The limiter 43 is adjusted so that surface 46 always comes into contact
against the strip material before said limiter 43 touches the electromegnet housing
36. Discharges 57 can be seen on the bottom surface 46 of the ruling tool for the
removal of any possible shavings, at the same time as permitting correct and even
support on the strip material, so ensuring that deformations which may be caused
to said material in the area of the marking line do not remove the point of the
punch from the material.
The advantages listed in the explanation of the embodiment according
to Figure 3, referring to the drawing tool, are also existent for the ruling tool,
and for the same reasons - compactness, low cost, symmetry and uniformity in the
application of forces, the low number of parts, and the minimal adjustments.
FIG. 7 shows the ruling tool in its operating position, with the
detail of how the surface 46 referred to above is supported on the strip material
56 (in Figure 1 strip material 6) while the part of the punch 34 protruding from
the surface 46, is inside the strip material which is to be ruled.
FIG. 8 in connection with Figures 9A and 9B show the shape of said
discharges 57 on the surface 46 of the ruling tool core. As was explained in connection
with Figure 4 these discharges make it possible to remove any shavings at the same
time as guiding the ruling tool with respect to the marking line, so that the
axis of each of the discharges is aligned with said marking line.

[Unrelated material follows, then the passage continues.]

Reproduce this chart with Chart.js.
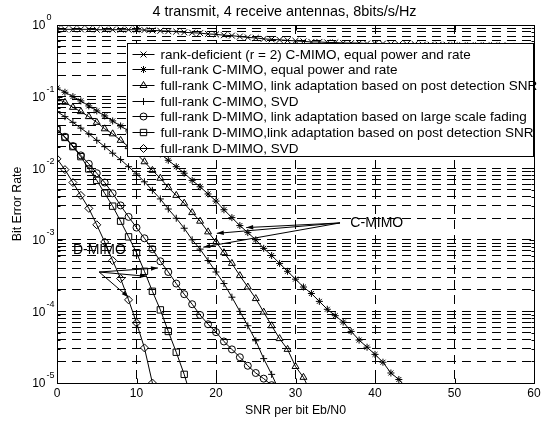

As shown especially in FIG. 9B during the ruling operation the ruling
tool generates shavings or chips 81 and the discharges 57 allow these shavings
or chips to be removed from the operating area. Without such discharges the shavings
cannot be removed and rest between the ruling tool 34 and the surface of sheet
material until cavity 85 between ruling tool 34 and core 37 is filled up. Then
new shavings push up the core 37, this produces a clearance between the ruling
tool 34 and the surface of sheet material, this behaviour changes the depth of
Also, during the ruling operation when the tool 34 penetrates into
the sheet material, the tool creates deformations 82 in the area of the marking
line. These deformations increase the thickness of the material and change the
distance between tool and material surface, but the core 37 can turn on its axis
when the deformations contact the walls of discharges 57 and this allows an alignement
of discharges and marking line. In this way, the ruling tool rests correctly onto
the sheet material, like drawing paper 6.